These are some watercolour brushes that I've used over the years. They have worn out but I still keep them because they remind me of the time when I first started using watercolour.
These three are the Da Vinci Maestro pocket brushes. They are my first sable and pocket brushes. I use them so much that they can no longer keep a point.
Whether a brush has frayed hair when dry is not important as long as it can retain a sharp point when wet because that is all that matters.
After my good experience with the Maestro brushes, and after they got worn out, I bought a Maestro Voyage pocket brush. This brush comes only in size 6. I don't really like this brush because the shiny plated body surface is easy to scratch.
Here's how the Da Vinci Maestro brushes look when wet. Some may look sharp but when you paint with them, the strokes are thick. It's difficult paint details with them.
The brush at the top is an Escoda Perla which uses synthetic bristles.
Whether the hair is synthetic or natural, when you take good care of the brushes, they can last for a long time.
One simple brush care tip is to load your paint from the side of the brush.
Digging your brush into a watercolour pan can damage the brush tip and cause it to be blunt. Even if you wet your pan, there will still be parts of the paint that is still hard, such as those beneath the surface.
The second brush care tip is to keep your watercolour pan filled up. That way, you can load the paint from the side of the brush easily.

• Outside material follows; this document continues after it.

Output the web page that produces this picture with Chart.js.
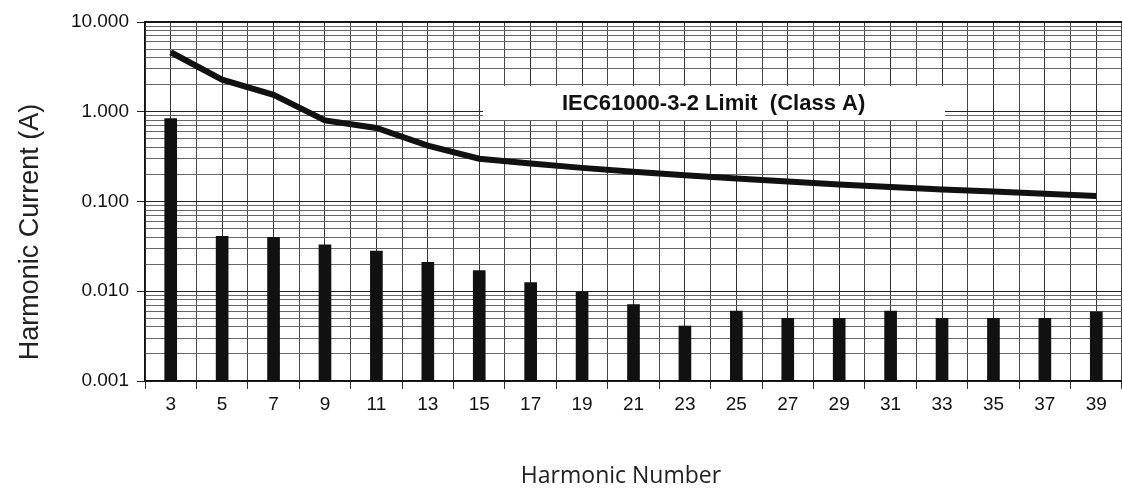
<!DOCTYPE html>
<html>
<head>
<meta charset="utf-8">
<title>Harmonic current vs IEC61000-3-2 limit</title>
<script src="https://cdn.jsdelivr.net/npm/chart.js@4.4.1/dist/chart.umd.min.js"></script>
<style>
  html, body { margin: 0; padding: 0; background: #fff; }
  #wrap { position: relative; width: 1122px; height: 491px; }
</style>
</head>
<body>
<div id="wrap"><canvas id="harmonicChart"></canvas></div>
<script>
const harmonicNumbers = ['3', '5', '7', '9', '11', '13', '15', '17', '19', '21', '23', '25', '27', '29', '31', '33', '35', '37', '39'];
const measuredCurrent = [0.84, 0.041, 0.040, 0.033, 0.028, 0.021, 0.017, 0.0125, 0.0097, 0.0071, 0.0041, 0.0060, 0.0050, 0.0050, 0.0060, 0.0050, 0.0050, 0.0050, 0.0059];
const classALimit = [4.6, 2.28, 1.54, 0.80, 0.66, 0.42, 0.30, 0.265, 0.237, 0.214, 0.196, 0.18, 0.167, 0.155, 0.145, 0.136, 0.129, 0.122, 0.115];
const yTickValues = [0.001, 0.01, 0.1, 1, 10];
const yTickLabels = ['0.001', '0.010', '0.100', '1.000', '10.000'];
const gridSteps = [1, 2, 3, 4, 5, 6, 7, 8, 9];

const INK = '#111';
const TICK_FONT = { family: '"Liberation Sans", Arial, sans-serif', size: 19 };

function isDecade(v) {
  return yTickValues.some((d) => Math.abs(v - d) / d < 1e-6);
}

function labelFor(v) {
  const i = yTickValues.findIndex((d) => Math.abs(v - d) / d < 1e-6);
  return i >= 0 ? yTickLabels[i] : '';
}

// white box with the limit name, plus both axis titles
const annotations = {
  id: 'annotations',
  beforeDatasetsDraw(chart) {
    const { ctx } = chart;
    ctx.save();
    ctx.fillStyle = '#fff';
    ctx.fillRect(483, 86, 462, 34);
    ctx.fillStyle = INK;
    ctx.font = 'bold 22px "Liberation Sans", Arial, sans-serif';
    ctx.textBaseline = 'middle';
    ctx.textAlign = 'left';
    ctx.fillText('IEC61000-3-2 Limit  (Class A)', 562, 104);
    ctx.restore();
  },
  afterDraw(chart) {
    const { ctx } = chart;
    ctx.save();
    ctx.fillStyle = '#222';
    ctx.textAlign = 'center';
    ctx.textBaseline = 'middle';
    ctx.font = '23px "Open Sans", sans-serif';
    ctx.fillText('Harmonic Number', 621, 476);
    ctx.translate(31, 232);
    ctx.rotate(-Math.PI / 2);
    ctx.font = '27px "Liberation Sans", Arial, sans-serif';
    ctx.fillText('Harmonic Current (A)', 0, 0);
    ctx.restore();
  },
};

new Chart(document.getElementById('harmonicChart'), {
  data: {
    labels: harmonicNumbers,
    datasets: [
      {
        type: 'line',
        label: 'IEC61000-3-2 Limit (Class A)',
        data: classALimit,
        borderColor: INK,
        borderWidth: 6,
        pointRadius: 0,
        tension: 0,
        order: 0,
      },
      {
        type: 'bar',
        label: 'Harmonic current',
        data: measuredCurrent,
        backgroundColor: INK,
        barThickness: 12,
        order: 1,
      },
    ],
  },
  options: {
    responsive: true,
    maintainAspectRatio: false,
    animation: false,
    layout: { padding: 0 },
    plugins: {
      legend: { display: false },
      tooltip: { enabled: false },
    },
    scales: {
      x: {
        position: 'bottom',
        offset: true,
        grid: { offset: true, color: '#444', tickLength: 8, tickColor: '#333' },
        border: { color: INK, width: 1.5 },
        ticks: { color: INK, font: TICK_FONT, padding: 4, maxRotation: 0 },
        afterFit: (scale) => { scale.height = 110; },
      },
      xc: {
        position: 'top',
        offset: true,
        labels: harmonicNumbers,
        grid: { offset: false, color: '#333', drawTicks: false },
        border: { color: INK, width: 1.5 },
        ticks: { display: false },
        afterFit: (scale) => { scale.height = 22; },
      },
      y: {
        type: 'logarithmic',
        min: 0.001,
        max: 10,
        afterBuildTicks: (scale) => {
          const ticks = [];
          for (let e = -3; e < 1; e++) {
            gridSteps.forEach((s) => ticks.push({ value: s * Math.pow(10, e) }));
          }
          ticks.push({ value: 10 });
          scale.ticks = ticks;
        },
        grid: {
          color: (c) => (c.tick && isDecade(c.tick.value) ? '#222' : '#666'),
          tickColor: (c) => (c.tick && isDecade(c.tick.value) ? '#222' : 'rgba(0,0,0,0)'),
          tickLength: 8,
        },
        border: { color: INK, width: 1.5 },
        ticks: {
          autoSkip: false,
          color: INK,
          font: TICK_FONT,
          padding: 8,
          callback: (v) => labelFor(v),
        },
        afterFit: (scale) => { scale.width = 145; },
      },
    },
  },
  plugins: [annotations],
});
</script>
</body>
</html>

This is a brush that I use to wash my watercolour boxes. It has been with me for years. You can always reuse old brushes as cleaning brushes.
Having a sharp brush is important because it can paint details. When you paint shapes with watercolour, you want shapes to be recognisable. For example in the sketch we have a coconut tree. With a sharp brush, you can paint the leaves easily. With a blunt worn out brush, when you paint the leaves, they look like cucumbers.
It is incredibly frustrating to paint details with worn out brushes. A sharp brush can do what a blunt brush can do, but a blunt brush cannot do what a sharp brush can do.